In Elite Daily’s words:
“Mia and Lucia’s friendship remained one of the healthiest, purest relationships of the entire show. There’s an uncomplicated warmth and camaraderie between them that’s hardly replicated among any of the more privileged characters, and despite their moral grayness, it’s easy to wind up rooting for them.”
The message I ended up with is — money and opportunity, in this case, equate cluelessness (Tanya, Albie, Ethan), while honest struggle and the hustle make you aware and vigilant.

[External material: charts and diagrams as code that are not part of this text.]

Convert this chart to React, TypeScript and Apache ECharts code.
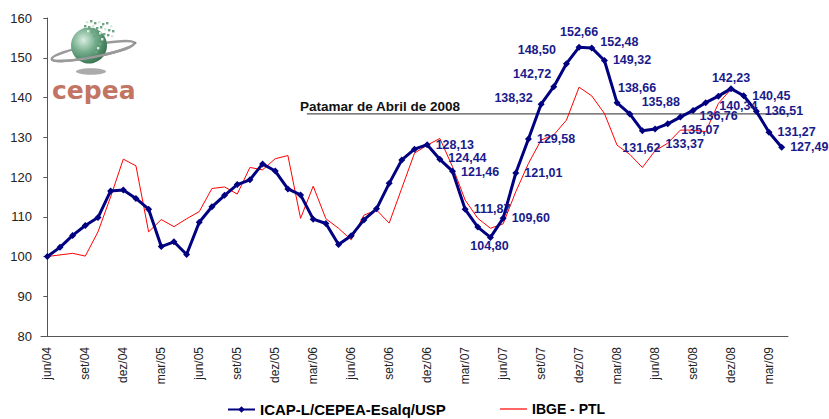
import React, { useEffect, useRef } from "react";
import * as echarts from "echarts";

const FONT = "'Liberation Sans', Arial, sans-serif";

const monthNames = ["jan", "fev", "mar", "abr", "mai", "jun", "jul", "ago", "set", "out", "nov", "dez"];
const categories: string[] = [];
for (let k = 0; k < 59; k++) {
  const m = (5 + k) % 12;
  const y = 4 + Math.floor((5 + k) / 12);
  categories.push(`${monthNames[m]}/${String(y).padStart(2, "0")}`);
}

const icapValues = [
  100.0, 102.3, 105.3, 107.8, 109.8, 116.5, 116.7, 114.6, 111.9, 102.5,
  103.7, 100.5, 108.6, 112.5, 115.4, 118.1, 119.3, 123.3, 121.5, 117.0,
  115.5, 109.4, 108.3, 103.0, 105.2, 109.2, 112.0, 118.4, 124.3, 127.0,
  128.13, 124.44, 121.46, 111.87, 107.4, 104.8, 109.6, 121.01, 129.58, 138.32,
  142.72, 148.5, 152.66, 152.48, 149.32, 138.66, 135.88, 131.62, 132.1, 133.37,
  135.07, 136.76, 138.7, 140.34, 142.23, 140.45, 136.51, 131.27, 127.49,
];

const ibgeValues: (number | null)[] = [
  100.0, 100.4, 100.8, 100.1, 106.2, 115.0, 124.5, 122.8, 106.2, 109.3,
  107.5, 109.5, 111.3, 117.1, 117.5, 115.7, 122.4, 121.8, 124.6, 125.4,
  109.6, 117.7, 109.5, 107.1, 104.2, 110.4, 111.7, 108.4, 117.2, 126.0,
  128.0, 129.7, 122.6, 114.2, 109.6, 107.1, 108.2, 116.3, 123.4, 129.3,
  130.6, 134.3, 142.6, 140.4, 136.0, 128.0, 125.7, 122.4, 126.6, 128.5,
  131.8, 131.8, 131.4, 138.5, 142.1, null, null, null, null,
];

const patamarValue = 135.88;
const patamarSpan = [20.5, 60.5];
const patamarText = "Patamar de Abril de 2008";

const yTicks = { min: 80, max: 160, interval: 10 };

// label placement for the labelled ICAP points: [position, dx, dy]
const labelPlacement: Record<number, [string, number, number]> = {
  30: ["right", 0, 0],
  31: ["right", 0, -1],
  32: ["right", 0, 1],
  33: ["right", 0, 0],
  35: ["bottom", -1, -6],
  36: ["right", 0, 0],
  37: ["right", 0, 0],
  38: ["right", 0, 0],
  39: ["left", 0, -6],
  40: ["left", 6, -13],
  41: ["left", -2, -14],
  42: ["top", 0, 0],
  43: ["right", 0, -6],
  44: ["right", 0, 0],
  45: ["top", 20, 0],
  46: ["top", 31, 3],
  47: ["bottom", -1, 2],
  49: ["bottom", 17, 5],
  50: ["bottom", 20, -2],
  51: ["right", -2, 6],
  53: ["bottom", 20, -5],
  54: ["top", 0, 4],
  55: ["right", 0, 0],
  56: ["right", 0, 0],
  57: ["right", 0, 0],
  58: ["right", 0, 0],
};

const logoDots: [number, number][] = [
  [86, 21], [90, 20], [94, 22], [98, 21], [102, 23], [106, 22], [110, 25],
  [84, 25], [88, 26], [92, 25], [96, 27], [100, 26], [104, 28], [108, 29], [112, 30],
  [87, 30], [91, 31], [95, 29], [99, 32], [103, 33], [107, 34], [111, 35],
  [93, 35], [97, 36], [101, 38], [95, 40], [99, 43], [97, 47], [95, 51],
];

export default function App() {
  const ref = useRef<HTMLDivElement>(null);
  useEffect(() => {
    document.body.style.margin = "0";
    if (!ref.current) return;
    const chart = echarts.init(ref.current, undefined, { renderer: "svg" });

    const icapData = icapValues.map((v, i) => {
      const p = labelPlacement[i];
      if (!p) return v;
      return { value: v, label: { show: true, position: p[0], offset: [p[1], p[2]] } };
    });

    const graphic: any[] = [
      {
        type: "ellipse",
        shape: { cx: 91, cy: 71.5, rx: 15, ry: 3.2 },
        style: { fill: "#8f8f8f", opacity: 0.75 },
        silent: true,
      },
      {
        type: "group",
        x: 93,
        y: 51,
        rotation: 0.19,
        silent: true,
        children: [
          {
            type: "ellipse",
            shape: { cx: 0, cy: 0, rx: 42, ry: 6 },
            style: { fill: "none", stroke: "#9a9a9a", lineWidth: 2.5 },
          },
        ],
      },
      {
        type: "circle",
        shape: { cx: 89, cy: 45.5, r: 18 },
        style: {
          fill: new echarts.graphic.RadialGradient(0.35, 0.35, 0.75, [
            { offset: 0, color: "#d9ede1" },
            { offset: 0.45, color: "#74ad8b" },
            { offset: 1, color: "#2c6a48" },
          ]),
        },
        silent: true,
      },
      {
        type: "group",
        x: 93,
        y: 51,
        rotation: 0.19,
        silent: true,
        children: [
          {
            type: "bezierCurve",
            shape: { x1: -42, y1: 0, x2: 42, y2: 0, cpx1: -42, cpy1: 8, cpx2: 42, cpy2: 8 },
            style: { fill: "none", stroke: "#9a9a9a", lineWidth: 2.5 },
          },
          { type: "circle", shape: { cx: 43, cy: 0, r: 1.3 }, style: { fill: "#888" } },
        ],
      },
      ...logoDots.map(([x, y], k) => ({
        type: "rect",
        shape: { x, y, width: 2.4, height: 2.4 },
        style: { fill: k % 3 === 0 ? "#d8eadf" : "#6fa585" },
        silent: true,
      })),
      {
        type: "text",
        x: 52,
        y: 90,
        silent: true,
        style: {
          text: "cepea",
          fontSize: 25,
          fontWeight: "bold",
          fontFamily: "'DejaVu Sans', sans-serif",
          fill: "#c27563",
          verticalAlign: "middle",
          align: "left",
        },
      },
    ];

    const legendText = { fontSize: 15, fontWeight: "bold", color: "#000", fontFamily: FONT };

    chart.setOption({
      animation: false,
      textStyle: { fontFamily: FONT },
      grid: { left: 41, right: 41, top: 18, bottom: 83, containLabel: false },
      legend: [
        {
          data: ["ICAP-L/CEPEA-Esalq/USP"],
          left: 227,
          top: 402,
          padding: 0,
          itemWidth: 27,
          itemHeight: 8,
          itemGap: 4,
          textStyle: legendText,
          selectedMode: false,
        },
        {
          data: [{ name: "IBGE - PTL", icon: "rect" }],
          left: 500,
          top: 402,
          padding: 0,
          itemWidth: 27,
          itemHeight: 1.2,
          textStyle: { ...legendText, fontSize: 14 },
          selectedMode: false,
        },
      ],
      xAxis: [
        {
          type: "category",
          data: categories,
          boundaryGap: true,
          axisLine: { lineStyle: { color: "#555", width: 1 } },
          axisTick: { interval: 2, length: 4, lineStyle: { color: "#555" } },
          axisLabel: { interval: 2, rotate: 90, fontSize: 12, color: "#222", margin: 11, fontFamily: FONT },
          splitLine: { show: false },
        },
        { type: "value", show: false, min: -0.5, max: 58.5 },
      ],
      yAxis: {
        type: "value",
        min: yTicks.min,
        max: yTicks.max,
        interval: yTicks.interval,
        axisLine: { show: true, lineStyle: { color: "#555", width: 1 } },
        axisTick: { show: true, length: 4, lineStyle: { color: "#555" } },
        axisLabel: { fontSize: 13, color: "#222", margin: 9, fontFamily: FONT },
        splitLine: { show: false },
      },
      series: [
        {
          name: "Patamar",
          type: "line",
          xAxisIndex: 1,
          yAxisIndex: 0,
          clip: false,
          silent: true,
          z: 1,
          symbol: "circle",
          symbolSize: 1,
          itemStyle: { color: "rgba(0,0,0,0)" },
          lineStyle: { color: "#555", width: 1.3 },
          data: [
            {
              value: [patamarSpan[0], patamarValue],
              label: {
                show: true,
                formatter: patamarText,
                position: "top",
                align: "left",
                offset: [-7, 5],
                fontSize: 13.5,
                fontWeight: "bold",
                color: "#111",
                fontFamily: FONT,
              },
            },
            [patamarSpan[1], patamarValue],
          ],
        },
        {
          name: "IBGE - PTL",
          type: "line",
          data: ibgeValues,
          symbol: "none",
          z: 2,
          lineStyle: { color: "#ff0000", width: 1 },
          itemStyle: { color: "#ff0000" },
        },
        {
          name: "ICAP-L/CEPEA-Esalq/USP",
          type: "line",
          data: icapData,
          symbol: "diamond",
          symbolSize: 7,
          z: 3,
          lineStyle: { color: "#000080", width: 3 },
          itemStyle: { color: "#000080" },
          label: {
            show: false,
            fontSize: 12.5,
            fontWeight: "bold",
            color: "#1a1a8c",
            fontFamily: FONT,
            formatter: (p: any) => Number(p.value).toFixed(2).replace(".", ","),
          },
        },
      ],
      graphic,
    });
    return () => chart.dispose();
  }, []);
  return <div ref={ref} style={{ width: 829, height: 419 }} />;
}
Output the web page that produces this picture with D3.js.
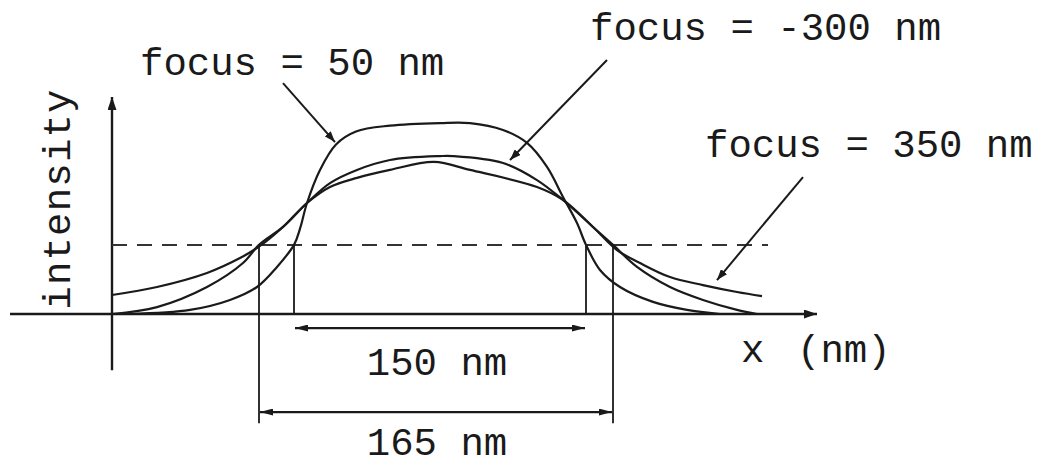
<!DOCTYPE html>
<html>
<head>
<meta charset="utf-8">
<script src="https://cdn.jsdelivr.net/npm/d3@7"></script>
<style>
  html, body { margin: 0; padding: 0; background: #fff; }
  svg { display: block; }
  text { font-family: "Liberation Mono", "DejaVu Sans Mono", monospace; fill: #1a1a1a; }
</style>
</head>
<body>
<svg id="chart" width="1045" height="466"></svg>
<script>
// Intensity profiles across the line (x in nm, intensity normalised)
const focus50 = [
  [-155, 0], [-125, 0.019], [-105, 0.065], [-91.5, 0.125], [-81.5, 0.218],
  [-73, 0.32], [-70, 0.395], [-66.5, 0.514], [-60, 0.667], [-52, 0.785],
  [-42, 0.845], [-25, 0.872], [0, 0.884], [15, 0.884], [31.5, 0.852],
  [43.5, 0.792], [53.5, 0.681], [61.5, 0.542], [68.5, 0.421], [73, 0.32],
  [80, 0.204], [90, 0.125], [106.5, 0.056], [123.5, 0.019], [140, 0]
];
const focusMinus300 = [
  [-164, 0], [-141.5, 0.032], [-116.5, 0.125], [-98.5, 0.236], [-90.5, 0.32],
  [-78.5, 0.403], [-66.5, 0.514], [-55, 0.606], [-41.5, 0.667], [-25, 0.713],
  [0, 0.731], [6.5, 0.731], [31.5, 0.699], [48.5, 0.62], [61.5, 0.528],
  [76.5, 0.403], [86.5, 0.32], [98.5, 0.218], [115, 0.125], [131.5, 0.065],
  [148.5, 0.019], [158.5, 0]
];
const focus350 = [
  [-164, 0.088], [-141.5, 0.125], [-116.5, 0.19], [-100, 0.259], [-90, 0.315],
  [-78.5, 0.403], [-66.5, 0.514], [-55, 0.588], [-41.5, 0.63], [-25, 0.667],
  [-3, 0.704], [15, 0.667], [48.5, 0.588], [61.5, 0.528], [76.5, 0.403],
  [88.5, 0.296], [100, 0.236], [115, 0.171], [131.5, 0.134], [148.5, 0.102],
  [161, 0.083]
];

// Threshold level and the edge positions where profiles cross it
const threshold = 0.32;
const innerEdges = [-73, 73];       // focus = 50 nm  -> 150 nm
const outerEdges = [-90.5, 86.5];   // focus = -300 / 350 nm -> 165 nm
const widthLabels = ["150 nm", "165 nm"];

// Callouts: label text, arrow start and arrow tip (data units)
const callouts = [
  { label: "focus = 50 nm",   from: [-78.5, 1.069], to: [-52.5, 0.796] },
  { label: "focus = -300 nm", from: [83.5, 1.176],  to: [35, 0.713] },
  { label: "focus = 350 nm",  from: [181.5, 0.634], to: [138.5, 0.157] }
];

const svg = d3.select("#chart");
const ink = "#1a1a1a";

const x = d3.scaleLinear().domain([-215, 190]).range([10, 820]);
const y = d3.scaleLinear().domain([0, 1]).range([314, 98]);
const yAxisX = -164;

// arrowhead markers
const defs = svg.append("defs");
function marker(id, len, half, orient) {
  defs.append("marker")
    .attr("id", id)
    .attr("markerUnits", "userSpaceOnUse")
    .attr("viewBox", `0 ${-half} ${len} ${half * 2}`)
    .attr("refX", len).attr("refY", 0)
    .attr("markerWidth", len).attr("markerHeight", half * 2)
    .attr("orient", orient)
    .append("path")
    .attr("d", `M0,${-half}L${len},0L0,${half}Z`)
    .attr("fill", ink);
}
marker("axisHead", 13, 4.5, "auto");
marker("calloutHead", 11, 4, "auto");
marker("dimHead", 13, 3.5, "auto-start-reverse");

// axes
svg.append("line")
  .attr("x1", x(-215)).attr("x2", x(188.5))
  .attr("y1", y(0)).attr("y2", y(0))
  .attr("stroke", ink).attr("stroke-width", 2.4)
  .attr("marker-end", "url(#axisHead)");
svg.append("line")
  .attr("x1", x(yAxisX)).attr("x2", x(yAxisX))
  .attr("y1", y(-0.26)).attr("y2", y(1.005))
  .attr("stroke", ink).attr("stroke-width", 2.4)
  .attr("marker-end", "url(#axisHead)");

// threshold level
svg.append("line")
  .attr("x1", x(yAxisX)).attr("x2", x(164))
  .attr("y1", y(threshold)).attr("y2", y(threshold))
  .attr("stroke", "#333").attr("stroke-width", 2)
  .attr("stroke-dasharray", "15,10");

// edge lines
innerEdges.forEach(e => {
  svg.append("line")
    .attr("x1", x(e)).attr("x2", x(e))
    .attr("y1", y(threshold)).attr("y2", y(0))
    .attr("stroke", ink).attr("stroke-width", 1.8);
});
outerEdges.forEach(e => {
  svg.append("line")
    .attr("x1", x(e)).attr("x2", x(e))
    .attr("y1", y(threshold)).attr("y2", y(-0.506))
    .attr("stroke", ink).attr("stroke-width", 1.8);
});

// profiles
const line = d3.line()
  .x(d => x(d[0])).y(d => y(d[1]))
  .curve(d3.curveCatmullRom.alpha(0.5));
[focus50, focusMinus300, focus350].forEach(series => {
  svg.append("path")
    .datum(series)
    .attr("d", line)
    .attr("fill", "none")
    .attr("stroke", ink).attr("stroke-width", 2.2);
});

// width dimensions
const dims = [
  { edges: innerEdges, level: -0.065, label: widthLabels[0], textLevel: -0.282 },
  { edges: outerEdges, level: -0.454, label: widthLabels[1], textLevel: -0.652 }
];
dims.forEach(dm => {
  svg.append("line")
    .attr("x1", x(dm.edges[0]) + 1).attr("x2", x(dm.edges[1]) - 1)
    .attr("y1", y(dm.level)).attr("y2", y(dm.level))
    .attr("stroke", ink).attr("stroke-width", 2.2)
    .attr("marker-start", "url(#dimHead)")
    .attr("marker-end", "url(#dimHead)");
  svg.append("text")
    .attr("x", x(-1.5)).attr("y", y(dm.textLevel))
    .attr("text-anchor", "middle")
    .attr("font-size", 39)
    .attr("xml:space", "preserve")
    .text(dm.label);
});

// callouts
const labelPos = [[140, 75], [590, 40], [705, 157]];
callouts.forEach((c, i) => {
  svg.append("line")
    .attr("x1", x(c.from[0])).attr("y1", y(c.from[1]))
    .attr("x2", x(c.to[0])).attr("y2", y(c.to[1]))
    .attr("stroke", ink).attr("stroke-width", 2)
    .attr("marker-end", "url(#calloutHead)");
  svg.append("text")
    .attr("x", labelPos[i][0]).attr("y", labelPos[i][1])
    .attr("font-size", 39)
    .attr("xml:space", "preserve")
    .text(c.label);
});

// axis titles
const xTitle = svg.append("text")
  .attr("x", 741).attr("y", 362)
  .attr("font-size", 39);
xTitle.append("tspan").text("x");
xTitle.append("tspan").attr("x", 797).text("(nm)");

svg.append("text")
  .attr("transform", "translate(70,199) rotate(-90)")
  .attr("text-anchor", "middle")
  .attr("font-size", 39)
  .attr("letter-spacing", 1.2)
  .text("intensity");
</script>
</body>
</html>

Albie’s naïveté to think a woman selling anything sexual in 2022 still has a pimp and falling for a damsel in distress older than thou scenario while claiming he’s so in touch with the oppression women face, makes him the most ambiguous character of all.
We don’t have to agree with what they’re doing, but they are showcasing the empowerment of young women by choosing their own destinies, even if it’s through transactional sexuality.
By Newsweek:
“Mia and Lucia have been immortalized as embodiments of the modern feminine ideal: empowered, glamorous and fiercely ambitious, sending the message to young women that transactional sexuality is empowering — smart even, and the fastest route to an aspirational, enviable life.
White Lotus does not cast moralistic aspersions on these hustling, cool-girl sex workers; instead, it attempts to objectively examine the exhilaration and moral ambiguity in situations where transactional sexual relationships are the norm.”
The White Lotus season 2 shows us — sex is even more powerful than money.